_THE TASK_
Copy all of the material word for word, except for the pictures.

_INFORMATION PROVIDED_
^^^^^^^^^^^^^^^^
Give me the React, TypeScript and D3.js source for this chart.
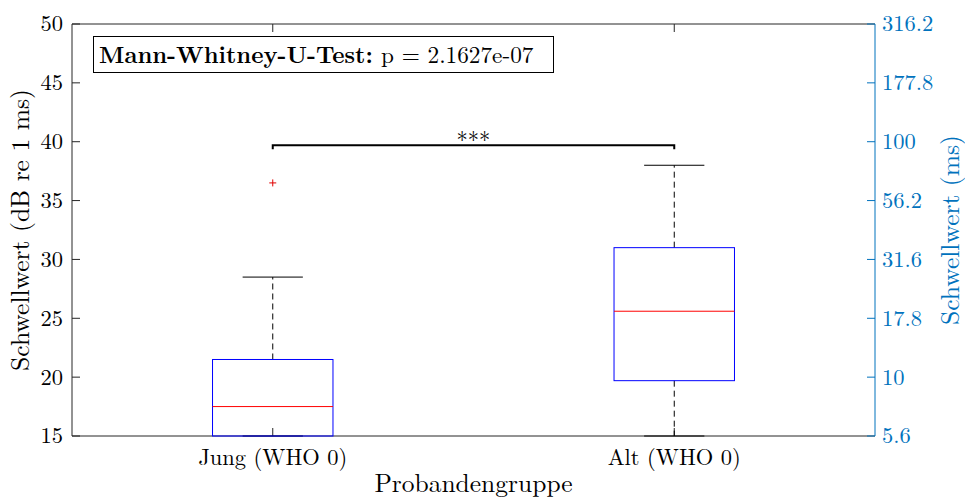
import React, { useEffect, useRef } from "react";
import * as d3 from "d3";

const categories = ["Jung (WHO 0)", "Alt (WHO 0)"];
const whiskerLow = [15, 15];
const q1 = [15, 19.7];
const median = [17.5, 25.6];
const q3 = [21.5, 31];
const whiskerHigh = [28.5, 38];
const outliers = [[36.5], [] as number[]];
const yTicks = [15, 20, 25, 30, 35, 40, 45, 50];
const rightTickLabels = ["5.6", "10", "17.8", "31.6", "56.2", "100", "177.8", "316.2"];
const pText = "p = 2.1627e-07";
const testLabel = "Mann-Whitney-U-Test:";
const sigLevel = 39.7;
const sigText = "***";

const W = 965, H = 499;
const M = { left: 72, right: 875, top: 24, bottom: 436 };
const FONT = '"Latin Modern Roman", "Liberation Serif", serif';
const AX = "#262626";
const BLUE2 = "#0072BD";
const FS = 22.5;
const LS = 25.5;

export default function App() {
  const ref = useRef<SVGSVGElement>(null);
  useEffect(() => {
    const svg = d3.select(ref.current);
    svg.selectAll("*").remove();
    const x = d3.scaleLinear().domain([0.5, 2.5]).range([M.left, M.right]);
    const y = d3.scaleLinear().domain([15, 50]).range([M.bottom, M.top]);
    const g = svg.append("g");
    const txt = (sel: any, size: number, fill: string) =>
      sel.style("font-family", FONT).style("font-size", size + "px").attr("fill", fill);

    g.append("line").attr("x1", M.left).attr("x2", M.right).attr("y1", M.top).attr("y2", M.top).attr("stroke", AX);
    g.append("line").attr("x1", M.left).attr("x2", M.right).attr("y1", M.bottom).attr("y2", M.bottom).attr("stroke", AX);
    g.append("line").attr("x1", M.left).attr("x2", M.left).attr("y1", M.top).attr("y2", M.bottom).attr("stroke", AX);
    g.append("line").attr("x1", M.right).attr("x2", M.right).attr("y1", M.top).attr("y2", M.bottom).attr("stroke", BLUE2);

    yTicks.forEach((t, i) => {
      g.append("line").attr("x1", M.left).attr("x2", M.left + 8).attr("y1", y(t)).attr("y2", y(t)).attr("stroke", AX);
      txt(g.append("text").attr("x", M.left - 9).attr("y", y(t)).attr("dy", "0.33em").attr("text-anchor", "end"), FS, "#000").text(String(t));
      g.append("line").attr("x1", M.right - 8).attr("x2", M.right).attr("y1", y(t)).attr("y2", y(t)).attr("stroke", BLUE2);
      txt(g.append("text").attr("x", M.right + 7).attr("y", y(t)).attr("dy", "0.33em").attr("text-anchor", "start"), FS, BLUE2).text(rightTickLabels[i]);
    });

    categories.forEach((c, i) => {
      const cx = x(i + 1);
      g.append("line").attr("x1", cx).attr("x2", cx).attr("y1", M.bottom).attr("y2", M.bottom - 8).attr("stroke", AX);
      g.append("line").attr("x1", cx).attr("x2", cx).attr("y1", M.top).attr("y2", M.top + 8).attr("stroke", AX);
      txt(g.append("text").attr("x", cx).attr("y", M.bottom + 29).attr("text-anchor", "middle"), FS, "#000").text(c);

      const bw = x(1.15) - x(1);
      const cw = x(1.075) - x(1);
      g.append("line").attr("x1", cx).attr("x2", cx).attr("y1", y(q3[i])).attr("y2", y(whiskerHigh[i]))
        .attr("stroke", "#000").attr("stroke-dasharray", "6,4");
      g.append("line").attr("x1", cx).attr("x2", cx).attr("y1", y(q1[i])).attr("y2", y(whiskerLow[i]))
        .attr("stroke", "#000").attr("stroke-dasharray", "6,4");
      g.append("line").attr("x1", cx - cw).attr("x2", cx + cw).attr("y1", y(whiskerHigh[i])).attr("y2", y(whiskerHigh[i])).attr("stroke", "#000");
      g.append("line").attr("x1", cx - cw).attr("x2", cx + cw).attr("y1", y(whiskerLow[i])).attr("y2", y(whiskerLow[i])).attr("stroke", "#000");
      g.append("rect").attr("x", cx - bw).attr("y", y(q3[i])).attr("width", 2 * bw).attr("height", y(q1[i]) - y(q3[i]))
        .attr("fill", "none").attr("stroke", "#0000FF");
      g.append("line").attr("x1", cx - bw).attr("x2", cx + bw).attr("y1", y(median[i])).attr("y2", y(median[i])).attr("stroke", "#FF0000");
      outliers[i].forEach((o) => {
        g.append("path").attr("d", `M${cx - 3.5},${y(o)}H${cx + 3.5}M${cx},${y(o) - 3.5}V${y(o) + 3.5}`).attr("stroke", "#E00000").attr("fill", "none");
      });
    });

    const x1 = x(1), x2 = x(2), sy = y(sigLevel);
    g.append("path").attr("d", `M${x1},${sy + 4}V${sy}H${x2}V${sy + 4}`).attr("fill", "none").attr("stroke", "#000").attr("stroke-width", 2);
    txt(g.append("text").attr("x", (x1 + x2) / 2).attr("y", sy + 3).attr("text-anchor", "middle"), FS, "#000").text(sigText);

    // annotation box: bold label sized to fit 99..373, p-part 381..531
    g.append("rect").attr("x", 93.5).attr("y", 36.5).attr("width", 460).attr("height", 36).attr("fill", "#fff").attr("stroke", "#000");
    const lab = txt(g.append("text").attr("x", 99).attr("y", 63), 22, "#000").style("font-weight", "bold").text(testLabel);
    const lw = (lab.node() as SVGTextElement).getComputedTextLength();
    const afs = lw > 0 ? 22 * 274 / lw : 22;
    lab.style("font-size", afs + "px");
    const pt = txt(g.append("text").attr("x", 381).attr("y", 63), afs, "#000").text(pText);
    const pw = (pt.node() as SVGTextElement).getComputedTextLength();
    if (pw > 0 && Math.abs(pw - 150) > 3) pt.attr("textLength", 150).attr("lengthAdjust", "spacing");

    txt(g.append("text").attr("transform", `translate(29,${(M.top + M.bottom) / 2}) rotate(-90)`).attr("text-anchor", "middle"), LS, "#000")
      .text("Schwellwert (dB re 1 ms)");
    txt(g.append("text").attr("transform", `translate(959,${(M.top + M.bottom) / 2}) rotate(-90)`).attr("text-anchor", "middle"), LS, BLUE2)
      .text("Schwellwert (ms)");
    txt(g.append("text").attr("x", (M.left + M.right) / 2).attr("y", 492).attr("text-anchor", "middle"), LS, "#000")
      .text("Probandengruppe");
  }, []);
  return (
    <svg ref={ref} width={W} height={H} style={{ position: "absolute", left: 0, top: 0, background: "#fff" }} />
  );
}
^^^^^^^^^^^^^^^^
_TASK ANSWER_
Give me the React, TypeScript and D3.js source for this chart.
import React, { useEffect, useRef } from "react";
import * as d3 from "d3";

const categories = ["Jung (WHO 0)", "Alt (WHO 0)"];
const whiskerLow = [15, 15];
const q1 = [15, 19.7];
const median = [17.5, 25.6];
const q3 = [21.5, 31];
const whiskerHigh = [28.5, 38];
const outliers = [[36.5], [] as number[]];
const yTicks = [15, 20, 25, 30, 35, 40, 45, 50];
const rightTickLabels = ["5.6", "10", "17.8", "31.6", "56.2", "100", "177.8", "316.2"];
const pText = "p = 2.1627e-07";
const testLabel = "Mann-Whitney-U-Test:";
const sigLevel = 39.7;
const sigText = "***";

const W = 965, H = 499;
const M = { left: 72, right: 875, top: 24, bottom: 436 };
const FONT = '"Latin Modern Roman", "Liberation Serif", serif';
const AX = "#262626";
const BLUE2 = "#0072BD";
const FS = 22.5;
const LS = 25.5;

export default function App() {
  const ref = useRef<SVGSVGElement>(null);
  useEffect(() => {
    const svg = d3.select(ref.current);
    svg.selectAll("*").remove();
    const x = d3.scaleLinear().domain([0.5, 2.5]).range([M.left, M.right]);
    const y = d3.scaleLinear().domain([15, 50]).range([M.bottom, M.top]);
    const g = svg.append("g");
    const txt = (sel: any, size: number, fill: string) =>
      sel.style("font-family", FONT).style("font-size", size + "px").attr("fill", fill);

    g.append("line").attr("x1", M.left).attr("x2", M.right).attr("y1", M.top).attr("y2", M.top).attr("stroke", AX);
    g.append("line").attr("x1", M.left).attr("x2", M.right).attr("y1", M.bottom).attr("y2", M.bottom).attr("stroke", AX);
    g.append("line").attr("x1", M.left).attr("x2", M.left).attr("y1", M.top).attr("y2", M.bottom).attr("stroke", AX);
    g.append("line").attr("x1", M.right).attr("x2", M.right).attr("y1", M.top).attr("y2", M.bottom).attr("stroke", BLUE2);

    yTicks.forEach((t, i) => {
      g.append("line").attr("x1", M.left).attr("x2", M.left + 8).attr("y1", y(t)).attr("y2", y(t)).attr("stroke", AX);
      txt(g.append("text").attr("x", M.left - 9).attr("y", y(t)).attr("dy", "0.33em").attr("text-anchor", "end"), FS, "#000").text(String(t));
      g.append("line").attr("x1", M.right - 8).attr("x2", M.right).attr("y1", y(t)).attr("y2", y(t)).attr("stroke", BLUE2);
      txt(g.append("text").attr("x", M.right + 7).attr("y", y(t)).attr("dy", "0.33em").attr("text-anchor", "start"), FS, BLUE2).text(rightTickLabels[i]);
    });

    categories.forEach((c, i) => {
      const cx = x(i + 1);
      g.append("line").attr("x1", cx).attr("x2", cx).attr("y1", M.bottom).attr("y2", M.bottom - 8).attr("stroke", AX);
      g.append("line").attr("x1", cx).attr("x2", cx).attr("y1", M.top).attr("y2", M.top + 8).attr("stroke", AX);
      txt(g.append("text").attr("x", cx).attr("y", M.bottom + 29).attr("text-anchor", "middle"), FS, "#000").text(c);

      const bw = x(1.15) - x(1);
      const cw = x(1.075) - x(1);
      g.append("line").attr("x1", cx).attr("x2", cx).attr("y1", y(q3[i])).attr("y2", y(whiskerHigh[i]))
        .attr("stroke", "#000").attr("stroke-dasharray", "6,4");
      g.append("line").attr("x1", cx).attr("x2", cx).attr("y1", y(q1[i])).attr("y2", y(whiskerLow[i]))
        .attr("stroke", "#000").attr("stroke-dasharray", "6,4");
      g.append("line").attr("x1", cx - cw).attr("x2", cx + cw).attr("y1", y(whiskerHigh[i])).attr("y2", y(whiskerHigh[i])).attr("stroke", "#000");
      g.append("line").attr("x1", cx - cw).attr("x2", cx + cw).attr("y1", y(whiskerLow[i])).attr("y2", y(whiskerLow[i])).attr("stroke", "#000");
      g.append("rect").attr("x", cx - bw).attr("y", y(q3[i])).attr("width", 2 * bw).attr("height", y(q1[i]) - y(q3[i]))
        .attr("fill", "none").attr("stroke", "#0000FF");
      g.append("line").attr("x1", cx - bw).attr("x2", cx + bw).attr("y1", y(median[i])).attr("y2", y(median[i])).attr("stroke", "#FF0000");
      outliers[i].forEach((o) => {
        g.append("path").attr("d", `M${cx - 3.5},${y(o)}H${cx + 3.5}M${cx},${y(o) - 3.5}V${y(o) + 3.5}`).attr("stroke", "#E00000").attr("fill", "none");
      });
    });

    const x1 = x(1), x2 = x(2), sy = y(sigLevel);
    g.append("path").attr("d", `M${x1},${sy + 4}V${sy}H${x2}V${sy + 4}`).attr("fill", "none").attr("stroke", "#000").attr("stroke-width", 2);
    txt(g.append("text").attr("x", (x1 + x2) / 2).attr("y", sy + 3).attr("text-anchor", "middle"), FS, "#000").text(sigText);

    // annotation box: bold label sized to fit 99..373, p-part 381..531
    g.append("rect").attr("x", 93.5).attr("y", 36.5).attr("width", 460).attr("height", 36).attr("fill", "#fff").attr("stroke", "#000");
    const lab = txt(g.append("text").attr("x", 99).attr("y", 63), 22, "#000").style("font-weight", "bold").text(testLabel);
    const lw = (lab.node() as SVGTextElement).getComputedTextLength();
    const afs = lw > 0 ? 22 * 274 / lw : 22;
    lab.style("font-size", afs + "px");
    const pt = txt(g.append("text").attr("x", 381).attr("y", 63), afs, "#000").text(pText);
    const pw = (pt.node() as SVGTextElement).getComputedTextLength();
    if (pw > 0 && Math.abs(pw - 150) > 3) pt.attr("textLength", 150).attr("lengthAdjust", "spacing");

    txt(g.append("text").attr("transform", `translate(29,${(M.top + M.bottom) / 2}) rotate(-90)`).attr("text-anchor", "middle"), LS, "#000")
      .text("Schwellwert (dB re 1 ms)");
    txt(g.append("text").attr("transform", `translate(959,${(M.top + M.bottom) / 2}) rotate(-90)`).attr("text-anchor", "middle"), LS, BLUE2)
      .text("Schwellwert (ms)");
    txt(g.append("text").attr("x", (M.left + M.right) / 2).attr("y", 492).attr("text-anchor", "middle"), LS, "#000")
      .text("Probandengruppe");
  }, []);
  return (
    <svg ref={ref} width={W} height={H} style={{ position: "absolute", left: 0, top: 0, background: "#fff" }} />
  );
}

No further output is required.